An Inhumane Immigration System

Richard Jenkins, Haaz Sleiman in "The Visitor"

Richard Jenkins, Haaz Sleiman in "The Visitor"

Film Friday

Indie films can do a lot of good when they reach the right people.  I saw this demonstrated with I watched Thomas McCarthy’s The Visitor (2007) with my mother-in-law Jeanette this past week. (Warning: This post contains spoilers.)

Jeanette is an 89-year-old social conservative, one of those Iowans who voted (successfully) to recall the judges who ruled in favor of gay marriage last year.  A former teacher and farmer’s wife, she believes that big government is constantly giving away money to undeserving people of color.

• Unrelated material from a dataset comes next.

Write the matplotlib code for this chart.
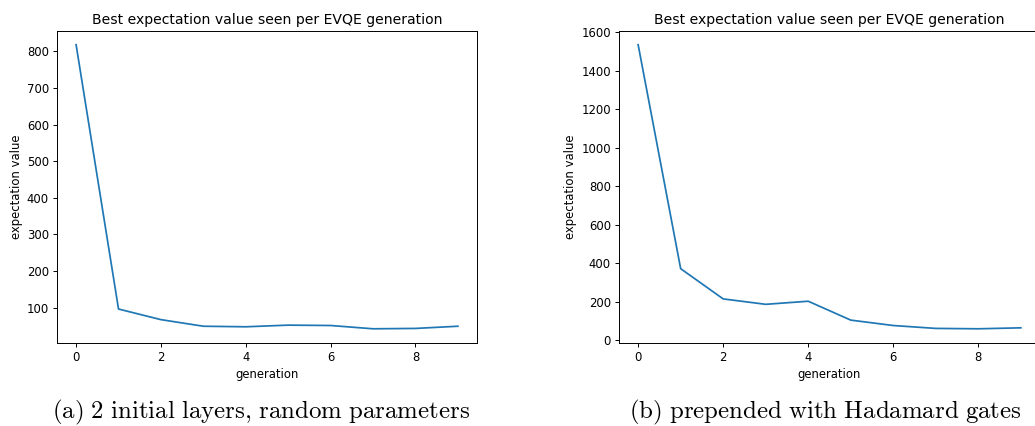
import matplotlib
matplotlib.use("Agg")
import matplotlib.pyplot as plt

generations = list(range(10))
values_a = [818, 96, 67, 49, 47.5, 52, 51, 42, 43, 49]
values_b = [1534, 372, 215, 187, 203, 105, 77, 62, 60, 65]
title = "Best expectation value seen per EVQE generation"
xlabel = "generation"
ylabel = "expectation value"
caption_a = r"$\mathrm{(a)\ 2\ initial\ layers{,}\ random\ parameters}$"
caption_b = r"$\mathrm{(b)\ prepended\ with\ Hadamard\ gates}$"

plt.rcParams["mathtext.fontset"] = "cm"
W, H = 1035, 426
fig = plt.figure(figsize=(W / 100, H / 100), dpi=100)

def px_axes(l, r, t, b):
    return fig.add_axes([l / W, 1 - b / H, (r - l) / W, (b - t) / H])

ax1 = px_axes(57, 477, 30.5, 343)
ax2 = px_axes(619, 1040, 30.5, 343)

for ax, vals in ((ax1, values_a), (ax2, values_b)):
    ax.plot(generations, vals, color="#1f77b4", linewidth=1.25)
    ax.set_title(title, fontsize=10.1, pad=5)
    ax.set_xlabel(xlabel, fontsize=8.4, labelpad=2.5)
    ax.set_ylabel(ylabel, fontsize=8.4, labelpad=3)
    ax.tick_params(labelsize=8.4, length=2.9, width=0.7, pad=2.9)
    for s in ax.spines.values():
        s.set_linewidth(0.7)

ax1.set_yticks([100, 200, 300, 400, 500, 600, 700, 800])
ax2.set_yticks([0, 200, 400, 600, 800, 1000, 1200, 1400, 1600])
for ax in (ax1, ax2):
    ax.set_xticks([0, 2, 4, 6, 8])

fig.text(261.5 / W, 1 - 412 / H, caption_a, ha="center", va="center", fontsize=17.9)
fig.text(825 / W, 1 - 412 / H, caption_b, ha="center", va="center", fontsize=17.9)

fig.savefig("out.png", dpi=100)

The Visitor challenged some of her basic assumptions.  After all, it portrays illegal immigrants of color in a sympathetic light.  Walter, an economics professor in emotional freefall over the death of his wife, attends a conference in New York and finds a Syrian musician and a Senegalese artisan living in his long-vacant apartment.  (A conman has rented it to them.)  After first throwing them out, he is attracted to the Tarek’s drumming and begins to learn from him.  No sooner have they established a bond, however, than Tarek is picked up as an illegal alien and threatened with deportation to the country that killed his father.

The professor finds a lawyer for him and, in the course of the case, finds himself falling for Mouna, Tarek’s mother. If this were a Hollywood film, they would end up in love and Tarek would get a green card.  Or if it’s a grand Hollywood tragedy, then the transcendent but tragic love between two stars would be the focus and real life immigration issues would be relegated to explanatory background.

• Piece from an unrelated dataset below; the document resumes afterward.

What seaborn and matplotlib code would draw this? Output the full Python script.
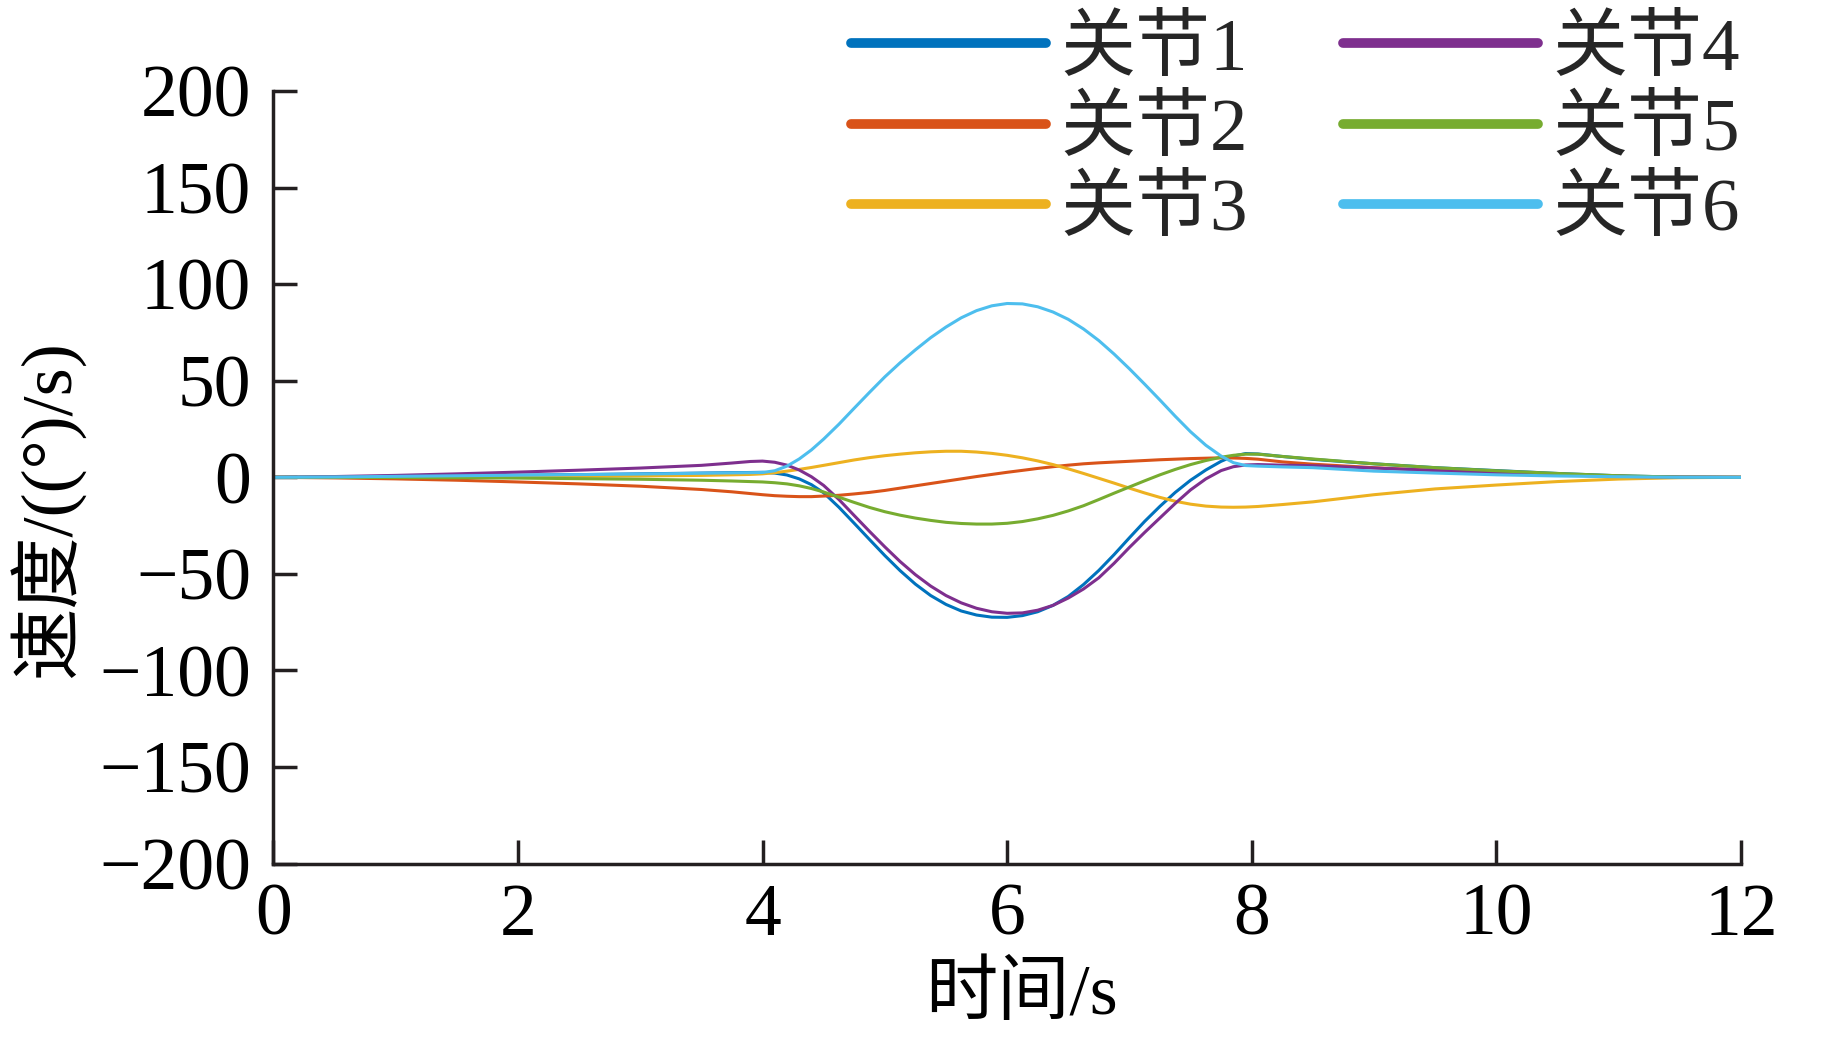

But this is an indie film so they don’t and Tarek is deported.  The professor must watch Mouna board an airplane to Syria to rejoin her son.  “You won’t be able to come back,” he says.  She knows it.

A Hollywood ending would shield a viewer from a tragedy that is re-enacted hundreds of times daily in detention centers around this country. Through the normal mechanisms of the American immigration system, people are regularly deprived of their American dream.

Jeanette, who has twice experienced the emotional devastation of losing a spouse, became enmeshed in the film, so much so that she rebelled against the ending.  Here was new love ripped away from a man because of politics. She wanted Hollywood reassurance that all would be well.

In other words, she identified, as did I, with the professor’s wail to the sympathetic but powerless staffers who deliver the bad news:

You can’t just take people away like that. Do you hear me? He was a good man, a good person. It’s not fair! We are not just helpless children! He had a life! Do you hear me? I mean, do YOU hear ME? What’s the matter with you?

So much of the political rhetoric about immigration occurs in a realm of abstraction where people are turned into faceless threats.  Give them stories and show the immigration system at work and maybe, just maybe, humane immigration reform can occur.  I like to think that, because of a film she saw by chance, Jeanette will be less likely to listen to those who demonize illegal immigrants.  Her fundamental decency now has a counter narrative that she can turn to.